> WRITTEN TASK
Reproduce the material below line by line, beginning with its first line and ending with the line that contains "const breakDepth = 30;"; leave out pictures.

> DATA EXTRACT
____

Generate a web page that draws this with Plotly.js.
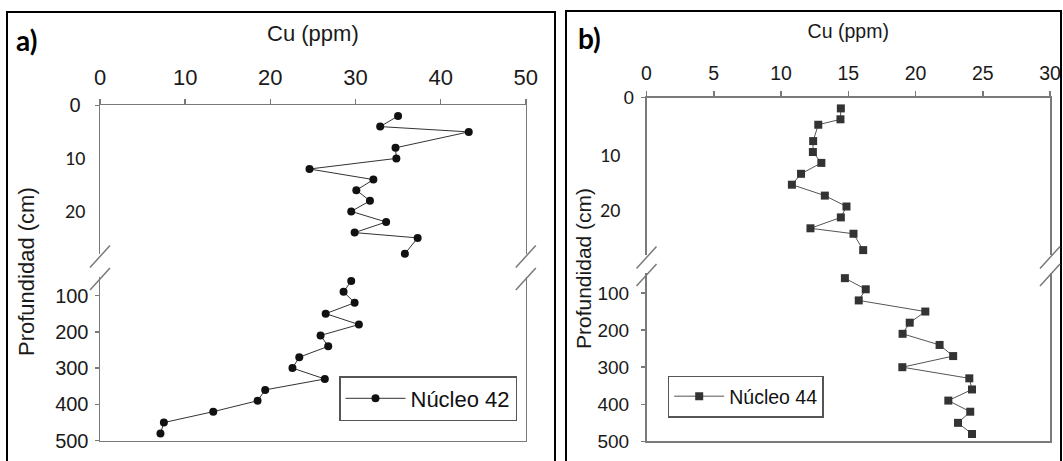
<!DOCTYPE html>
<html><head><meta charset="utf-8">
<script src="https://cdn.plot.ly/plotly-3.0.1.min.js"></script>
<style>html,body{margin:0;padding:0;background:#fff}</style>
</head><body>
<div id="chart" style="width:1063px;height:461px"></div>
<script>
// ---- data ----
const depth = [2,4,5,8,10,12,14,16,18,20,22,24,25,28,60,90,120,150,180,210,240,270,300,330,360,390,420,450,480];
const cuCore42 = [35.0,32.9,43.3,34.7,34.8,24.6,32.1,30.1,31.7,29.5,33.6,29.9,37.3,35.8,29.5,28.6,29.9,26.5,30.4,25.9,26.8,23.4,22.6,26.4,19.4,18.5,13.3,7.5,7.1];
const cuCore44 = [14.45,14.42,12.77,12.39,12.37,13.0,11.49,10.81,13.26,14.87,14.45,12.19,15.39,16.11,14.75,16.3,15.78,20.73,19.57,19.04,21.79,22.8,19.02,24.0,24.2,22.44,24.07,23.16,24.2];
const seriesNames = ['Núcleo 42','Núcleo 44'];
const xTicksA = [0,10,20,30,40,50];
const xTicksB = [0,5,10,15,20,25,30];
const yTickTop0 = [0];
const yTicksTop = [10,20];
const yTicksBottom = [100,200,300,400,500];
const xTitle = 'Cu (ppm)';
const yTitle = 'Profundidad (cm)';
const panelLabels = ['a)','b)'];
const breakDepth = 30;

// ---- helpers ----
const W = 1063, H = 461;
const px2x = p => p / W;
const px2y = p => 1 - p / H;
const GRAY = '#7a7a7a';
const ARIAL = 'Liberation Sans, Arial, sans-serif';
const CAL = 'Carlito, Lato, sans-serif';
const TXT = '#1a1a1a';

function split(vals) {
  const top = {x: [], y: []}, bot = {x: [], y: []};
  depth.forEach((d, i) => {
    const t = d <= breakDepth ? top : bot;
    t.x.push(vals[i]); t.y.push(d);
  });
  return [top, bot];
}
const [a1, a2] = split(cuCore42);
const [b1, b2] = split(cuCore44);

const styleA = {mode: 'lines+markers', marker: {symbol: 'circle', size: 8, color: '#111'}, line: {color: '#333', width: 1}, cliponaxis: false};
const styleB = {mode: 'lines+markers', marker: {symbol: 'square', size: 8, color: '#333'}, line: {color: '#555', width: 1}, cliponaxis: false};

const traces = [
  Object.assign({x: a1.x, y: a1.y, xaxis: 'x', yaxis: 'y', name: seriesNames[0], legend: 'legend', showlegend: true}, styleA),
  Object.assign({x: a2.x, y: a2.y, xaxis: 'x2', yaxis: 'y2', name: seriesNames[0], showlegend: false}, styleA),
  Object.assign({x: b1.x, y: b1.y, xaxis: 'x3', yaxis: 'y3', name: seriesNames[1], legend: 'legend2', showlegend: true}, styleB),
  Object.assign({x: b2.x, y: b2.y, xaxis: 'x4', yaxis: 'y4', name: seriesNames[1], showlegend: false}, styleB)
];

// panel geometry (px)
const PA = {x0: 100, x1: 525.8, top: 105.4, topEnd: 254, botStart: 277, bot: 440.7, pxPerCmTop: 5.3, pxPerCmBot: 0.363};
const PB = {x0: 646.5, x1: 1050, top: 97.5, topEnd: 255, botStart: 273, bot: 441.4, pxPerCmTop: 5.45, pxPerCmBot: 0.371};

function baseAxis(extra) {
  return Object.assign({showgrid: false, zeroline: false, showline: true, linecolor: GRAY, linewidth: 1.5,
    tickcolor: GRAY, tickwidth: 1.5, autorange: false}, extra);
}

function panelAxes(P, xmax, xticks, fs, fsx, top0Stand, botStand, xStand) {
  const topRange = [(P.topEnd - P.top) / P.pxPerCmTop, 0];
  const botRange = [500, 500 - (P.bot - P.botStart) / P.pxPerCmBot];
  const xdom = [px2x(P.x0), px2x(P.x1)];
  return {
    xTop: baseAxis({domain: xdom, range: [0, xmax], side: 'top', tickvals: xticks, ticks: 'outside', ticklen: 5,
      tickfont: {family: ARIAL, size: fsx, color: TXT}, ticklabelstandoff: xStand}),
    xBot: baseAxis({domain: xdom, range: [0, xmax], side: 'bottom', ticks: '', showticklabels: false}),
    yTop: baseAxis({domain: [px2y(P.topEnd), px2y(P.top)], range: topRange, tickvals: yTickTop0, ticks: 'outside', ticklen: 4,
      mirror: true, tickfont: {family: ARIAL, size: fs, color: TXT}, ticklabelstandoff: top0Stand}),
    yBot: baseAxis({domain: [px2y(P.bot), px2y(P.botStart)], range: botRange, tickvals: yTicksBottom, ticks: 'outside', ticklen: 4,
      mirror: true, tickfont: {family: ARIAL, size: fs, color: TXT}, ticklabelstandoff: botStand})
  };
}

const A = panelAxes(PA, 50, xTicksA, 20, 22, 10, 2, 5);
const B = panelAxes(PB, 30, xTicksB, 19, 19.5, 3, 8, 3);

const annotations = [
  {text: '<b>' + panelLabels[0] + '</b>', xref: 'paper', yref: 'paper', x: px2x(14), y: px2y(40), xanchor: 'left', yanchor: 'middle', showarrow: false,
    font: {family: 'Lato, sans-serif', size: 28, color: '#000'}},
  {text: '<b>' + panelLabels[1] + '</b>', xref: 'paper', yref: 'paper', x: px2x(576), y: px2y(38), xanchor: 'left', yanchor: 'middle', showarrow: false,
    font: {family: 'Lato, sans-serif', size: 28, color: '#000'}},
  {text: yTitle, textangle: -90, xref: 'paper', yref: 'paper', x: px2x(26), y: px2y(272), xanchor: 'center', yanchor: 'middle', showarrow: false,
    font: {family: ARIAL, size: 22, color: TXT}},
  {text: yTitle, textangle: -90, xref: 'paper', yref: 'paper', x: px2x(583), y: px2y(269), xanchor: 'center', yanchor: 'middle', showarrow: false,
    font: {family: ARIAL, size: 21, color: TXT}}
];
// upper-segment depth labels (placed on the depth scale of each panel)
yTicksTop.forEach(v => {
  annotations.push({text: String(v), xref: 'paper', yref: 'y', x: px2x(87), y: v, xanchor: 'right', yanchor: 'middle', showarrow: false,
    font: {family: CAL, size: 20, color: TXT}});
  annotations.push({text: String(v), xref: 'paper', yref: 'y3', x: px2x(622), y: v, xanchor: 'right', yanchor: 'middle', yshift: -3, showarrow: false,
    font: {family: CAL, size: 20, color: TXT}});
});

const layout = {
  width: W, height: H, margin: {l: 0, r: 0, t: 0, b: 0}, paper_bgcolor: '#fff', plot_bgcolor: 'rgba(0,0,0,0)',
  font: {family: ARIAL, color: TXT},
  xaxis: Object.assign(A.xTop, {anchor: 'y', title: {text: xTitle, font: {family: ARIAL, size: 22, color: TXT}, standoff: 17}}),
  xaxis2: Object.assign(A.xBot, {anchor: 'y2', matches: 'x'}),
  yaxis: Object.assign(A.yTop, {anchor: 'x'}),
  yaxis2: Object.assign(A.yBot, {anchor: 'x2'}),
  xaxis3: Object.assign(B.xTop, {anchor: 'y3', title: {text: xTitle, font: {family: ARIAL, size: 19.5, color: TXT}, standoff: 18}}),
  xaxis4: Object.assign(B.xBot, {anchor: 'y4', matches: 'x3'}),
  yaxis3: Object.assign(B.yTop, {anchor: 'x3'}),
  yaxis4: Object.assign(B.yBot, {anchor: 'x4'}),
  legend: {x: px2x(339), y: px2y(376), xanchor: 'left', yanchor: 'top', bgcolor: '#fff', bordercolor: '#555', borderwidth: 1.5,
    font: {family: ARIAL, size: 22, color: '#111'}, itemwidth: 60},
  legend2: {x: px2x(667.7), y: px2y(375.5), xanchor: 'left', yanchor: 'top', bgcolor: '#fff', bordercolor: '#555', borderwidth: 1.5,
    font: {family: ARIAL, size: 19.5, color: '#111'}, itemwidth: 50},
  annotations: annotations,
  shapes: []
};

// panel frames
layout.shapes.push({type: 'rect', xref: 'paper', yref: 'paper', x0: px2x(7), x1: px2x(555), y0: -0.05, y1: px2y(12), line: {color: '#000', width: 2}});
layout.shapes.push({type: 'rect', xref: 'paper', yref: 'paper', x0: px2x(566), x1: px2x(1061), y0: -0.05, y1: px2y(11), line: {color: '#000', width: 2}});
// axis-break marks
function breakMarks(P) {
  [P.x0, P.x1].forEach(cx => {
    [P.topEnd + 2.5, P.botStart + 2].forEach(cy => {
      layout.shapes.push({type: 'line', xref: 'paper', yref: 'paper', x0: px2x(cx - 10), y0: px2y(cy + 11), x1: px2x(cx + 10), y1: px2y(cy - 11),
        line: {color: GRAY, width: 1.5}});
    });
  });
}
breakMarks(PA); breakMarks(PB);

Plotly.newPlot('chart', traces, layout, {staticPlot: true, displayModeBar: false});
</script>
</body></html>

____

> RESULT BELOW
Generate a web page that draws this with Plotly.js.
<!DOCTYPE html>
<html><head><meta charset="utf-8">
<script src="https://cdn.plot.ly/plotly-3.0.1.min.js"></script>
<style>html,body{margin:0;padding:0;background:#fff}</style>
</head><body>
<div id="chart" style="width:1063px;height:461px"></div>
<script>
// ---- data ----
const depth = [2,4,5,8,10,12,14,16,18,20,22,24,25,28,60,90,120,150,180,210,240,270,300,330,360,390,420,450,480];
const cuCore42 = [35.0,32.9,43.3,34.7,34.8,24.6,32.1,30.1,31.7,29.5,33.6,29.9,37.3,35.8,29.5,28.6,29.9,26.5,30.4,25.9,26.8,23.4,22.6,26.4,19.4,18.5,13.3,7.5,7.1];
const cuCore44 = [14.45,14.42,12.77,12.39,12.37,13.0,11.49,10.81,13.26,14.87,14.45,12.19,15.39,16.11,14.75,16.3,15.78,20.73,19.57,19.04,21.79,22.8,19.02,24.0,24.2,22.44,24.07,23.16,24.2];
const seriesNames = ['Núcleo 42','Núcleo 44'];
const xTicksA = [0,10,20,30,40,50];
const xTicksB = [0,5,10,15,20,25,30];
const yTickTop0 = [0];
const yTicksTop = [10,20];
const yTicksBottom = [100,200,300,400,500];
const xTitle = 'Cu (ppm)';
const yTitle = 'Profundidad (cm)';
const panelLabels = ['a)','b)'];
const breakDepth = 30;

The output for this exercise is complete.